Ask Dr. Debra: Relief for a Constipated Cat

This Week’s Question:

My cat seems to be constipated. He is 13 years old and this just started yesterday. What can I do for him?

Ken Cooper

Dr. Debra’s Answer:

Hi Ken,

Thank you for the question about your 13-year-old cat that seems to be constipated. My first concern is that the cat may instead be having urinary problems. It can be very difficult to tell the difference when a cat is straining. Some urinary problems, such as a urinary obstruction, can be life-threatening, hence the unease.

The best thing to do is have your cat evaluated by your veterinarian to ensure that constipation is the problem, determine the underlying cause, and plot out the best course of treatment. Constipation in cats can be caused by diet, a physical blockage, side effects from medication, or by a variety of metabolic, endocrine, and neurological diseases.
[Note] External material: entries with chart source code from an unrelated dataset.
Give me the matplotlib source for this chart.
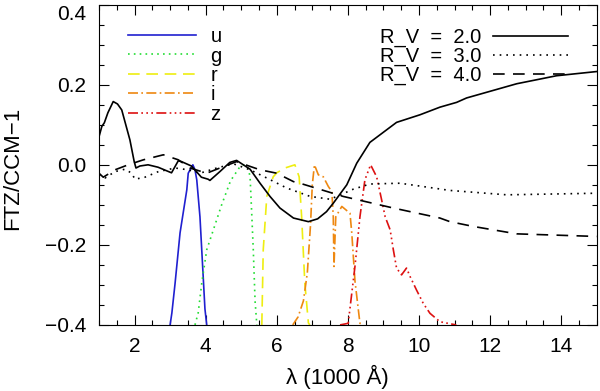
import matplotlib
matplotlib.use("Agg")
import matplotlib.pyplot as plt
from matplotlib.ticker import MultipleLocator, FuncFormatter

# FTZ/CCM-1 ratio curves for three R_V values
rv2_x = [1.00, 1.08, 1.15, 1.25, 1.40, 1.52, 1.64, 1.87, 1.99, 2.04, 2.15, 2.38, 2.66, 3.04,
         3.23, 3.32, 3.60, 3.88, 4.07, 4.12, 4.40, 4.68, 4.87, 5.25, 5.53, 5.81, 6.09, 6.47,
         6.89, 7.15, 7.40, 7.59, 7.97, 8.25, 8.62, 9.37, 10.03, 10.59, 11.06, 11.34, 12.75,
         13.87, 15.00]
rv2_y = [0.070, 0.096, 0.105, 0.130, 0.158, 0.152, 0.137, 0.062, 0.008, -0.008, -0.003, 0.000,
         -0.006, -0.020, 0.010, 0.008, -0.003, -0.031, -0.036, -0.039, -0.017, 0.006, 0.011,
         -0.011, -0.046, -0.079, -0.108, -0.133, -0.142, -0.135, -0.117, -0.096, -0.050, 0.004,
         0.056, 0.106, 0.125, 0.144, 0.156, 0.167, 0.2025, 0.2225, 0.233]

rv3_x = [1.00, 1.17, 1.45, 1.73, 1.92, 2.01, 2.29, 2.67, 3.14, 3.51, 3.84, 4.31, 4.78, 5.25,
         5.72, 6.28, 6.94, 7.50, 7.69, 8.15, 8.62, 9.47, 10.87, 12.47, 15.00]
rv3_y = [-0.025, -0.033, -0.017, -0.011, -0.021, -0.036, -0.031, -0.017, -0.008, -0.0125,
         -0.021, -0.008, 0.0025, -0.0125, -0.033, -0.058, -0.079, -0.086, -0.079, -0.061,
         -0.048, -0.046, -0.064, -0.075, -0.071]

rv4_x = [1.00, 1.12, 1.45, 1.82, 2.25, 2.81, 3.23, 3.56, 4.03, 4.40, 4.87, 5.25, 5.53, 6.00,
         6.47, 6.65, 7.50, 7.87, 9.28, 10.59, 10.87, 11.53, 12.75, 15.00]
rv4_y = [-0.021, -0.031, -0.0125, 0.000, 0.0125, 0.025, 0.0125, -0.008, -0.021, -0.008, 0.008,
         -0.004, -0.0125, -0.021, -0.042, -0.046, -0.069, -0.079, -0.108, -0.133, -0.142,
         -0.154, -0.1725, -0.179]

# SDSS filter curves (scaled: peak at 0, base at -0.4)
u_x = [3.00, 3.05, 3.14, 3.28, 3.47, 3.51, 3.64, 3.70, 3.75, 3.84, 3.98, 4.03]
u_y = [-0.40, -0.37, -0.296, -0.17, -0.0625, -0.021, 0.0, -0.0125, -0.0375, -0.13, -0.36, -0.40]

g_x = [3.70, 3.79, 3.89, 4.03, 4.45, 4.70, 4.97, 5.06, 5.20, 5.25, 5.30, 5.34, 5.39, 5.44]
g_y = [-0.40, -0.37, -0.296, -0.2125, -0.10, -0.04, -0.004, 0.0, -0.01, -0.03, -0.13,
       -0.2125, -0.34, -0.40]

r_x = [5.58, 5.62, 5.72, 5.90, 6.00, 6.23, 6.51, 6.63, 6.70, 6.79, 6.89, 6.93]
r_y = [-0.40, -0.2125, -0.079, -0.03, -0.02, -0.008, 0.0, -0.03, -0.13, -0.296, -0.395, -0.40]

i_x = [6.45, 6.60, 6.75, 6.86, 6.95, 7.00, 7.06, 7.17, 7.31, 7.45, 7.55, 7.59, 7.61, 7.66,
       7.83, 8.06, 8.11, 8.20, 8.34, 8.45]
i_y = [-0.40, -0.38, -0.34, -0.27, -0.15, -0.05, 0.0, -0.025, -0.03, -0.054, -0.067, -0.13,
       -0.254, -0.13, -0.104, -0.121, -0.17, -0.29, -0.396, -0.40]

z_x = [7.78, 8.01, 8.20, 8.34, 8.48, 8.64, 8.81, 8.95, 9.05, 9.19, 9.28, 9.37, 9.51, 9.65,
       9.75, 9.93, 10.12, 10.31, 10.59, 10.87, 11.05]
z_y = [-0.40, -0.396, -0.254, -0.13, -0.0375, 0.0, -0.03, -0.0875, -0.13, -0.1625, -0.2125,
       -0.258, -0.275, -0.258, -0.279, -0.3125, -0.346, -0.371, -0.392, -0.397, -0.40]

y_ticks = [-0.4, -0.2, 0.0, 0.2, 0.4]

plt.rcParams['font.family'] = ['Liberation Sans', 'DejaVu Sans']
plt.rcParams['font.size'] = 15

fig = plt.figure(figsize=(6, 3.91), dpi=100)
ax = fig.add_axes([0.165, 0.169, 0.8295, 0.819])

lw = 1.2
f_u, = ax.plot(u_x, u_y, color='#2020d0', lw=lw, ls='-', label='u')
f_g, = ax.plot(g_x, g_y, color='#22dd33', lw=lw, ls=(0, (1, 2.5)), label='g')
f_r, = ax.plot(r_x, r_y, color='#eeee11', lw=lw, ls=(0, (7, 4)), label='r')
f_i, = ax.plot(i_x, i_y, color='#ee8811', lw=lw, ls=(0, (6, 2, 1, 2)), label='i')
f_z, = ax.plot(z_x, z_y, color='#dd1111', lw=lw, ls=(0, (6, 2, 1, 2, 1, 2, 1, 2)), label='z')

c2, = ax.plot(rv2_x, rv2_y, color='black', lw=lw, ls='-', label='R_V  =  2.0')
c3, = ax.plot(rv3_x, rv3_y, color='black', lw=lw, ls=(0, (1, 3)), label='R_V  =  3.0')
c4, = ax.plot(rv4_x, rv4_y, color='black', lw=lw, ls=(0, (7, 5)), label='R_V  =  4.0')

ax.set_xlim(1, 15)
ax.set_ylim(-0.4, 0.4)
ax.xaxis.set_major_locator(MultipleLocator(2))
ax.xaxis.set_minor_locator(MultipleLocator(0.5))
ax.set_yticks(y_ticks)
ax.yaxis.set_minor_locator(MultipleLocator(0.05))
ax.yaxis.set_major_formatter(FuncFormatter(lambda v, p: f'{v:.1f}'.replace('-', '\u2212')))
ax.tick_params(which='both', direction='in', top=True, right=True, width=0.8)
ax.tick_params(which='major', length=7, pad=9)
ax.tick_params(which='minor', length=3.5)
# top label kept inside the figure, like the original
ax.yaxis.get_major_ticks()[-1].label1.set_verticalalignment('top')

ax.set_xlabel('λ (1000 Å)', fontsize=16)
ax.xaxis.set_label_coords(0.478, -0.125)
ax.set_ylabel('FTZ/CCM\u22121', fontsize=16)
ax.yaxis.set_label_coords(-0.153, 0.489)

leg1 = ax.legend(handles=[f_u, f_g, f_r, f_i, f_z], loc='upper left',
                 bbox_to_anchor=(0.058, 0.93), frameon=False, borderpad=0, fontsize=14.5,
                 borderaxespad=0, labelspacing=0.02, handlelength=3.4, handletextpad=0.7)
ax.add_artist(leg1)
ax.legend(handles=[c2, c3, c4], loc='upper right', bbox_to_anchor=(0.942, 0.928),
          frameon=False, borderpad=0, borderaxespad=0, labelspacing=0.0, fontsize=14.5,
          handlelength=3.7, handletextpad=0.6, markerfirst=False)

fig.savefig('out.png', dpi=100)
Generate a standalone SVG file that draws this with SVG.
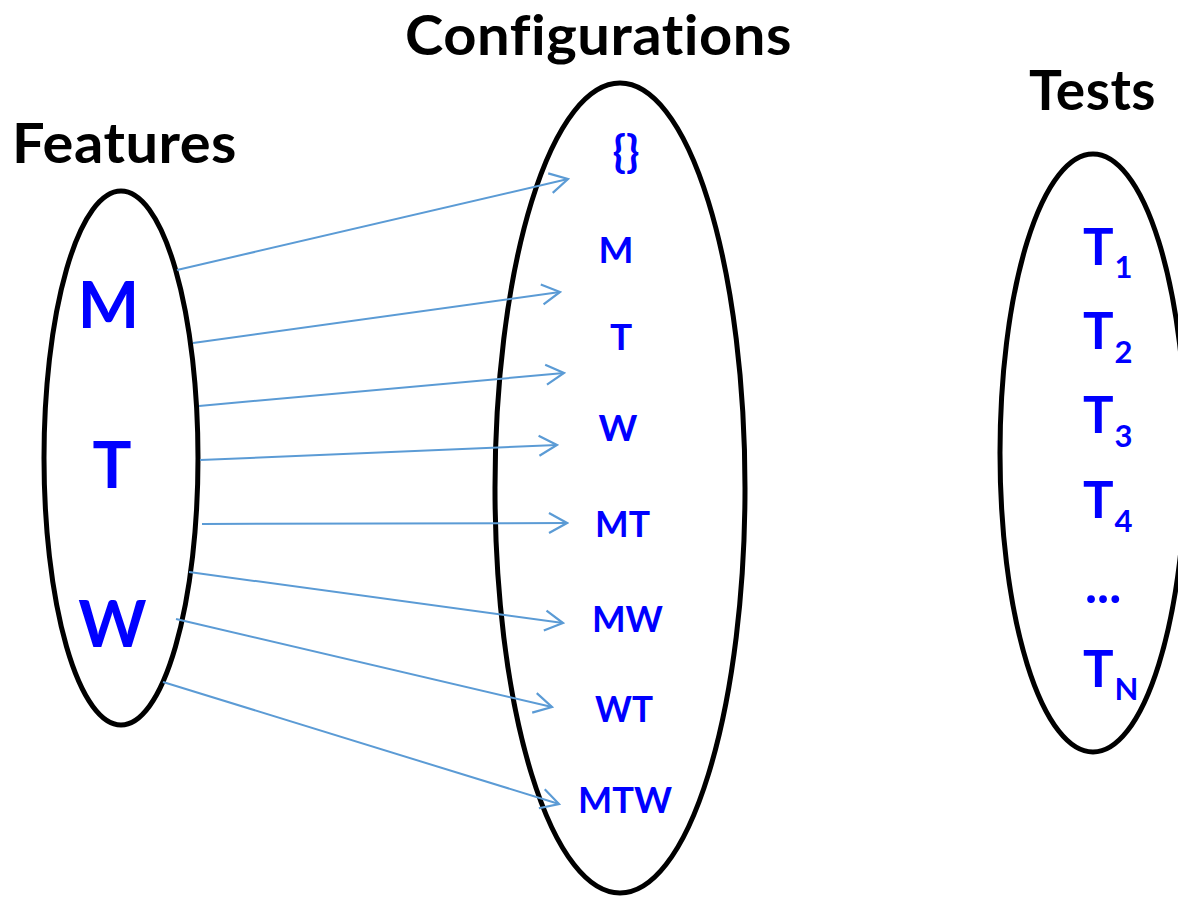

Changes to Diet and Increased Hydration

If your cat is indeed constipated, the best thing to do at home to help is make sure that they are eating and drinking water. You can boost water intake by offering canned food, adding additional water to canned food, offering juice from water-packed tuna or chicken, providing extra water bowls around the house, adding ice cubes to water, or providing a fountain. Exercise is also beneficial to encourage regular bowel movements. Some veterinarians recommend adding a small amount of pumpkin to the diet as a bulking agent. Stool softeners, such as docusate sodium, may also be prescribed by your veterinarian. Cats that are severely constipated may require hospitalization with fluids and manual removal of feces. Learn more about constipation in cats here.

Signs that you need to immediately see your veterinarian include vomiting, lack of appetite, lethargy, or prolonged straining.

We hope that these tips help you and your cat.

With warm regards,

Dr. Debra

Please note: Dr. Debra’s guidance should not be considered veterinary advice like that provided by your veterinarian, since she is unable to personally examine your pet. If you have an immediate concern or emergency, contact a veterinarian or local veterinary hospital about your specific situation.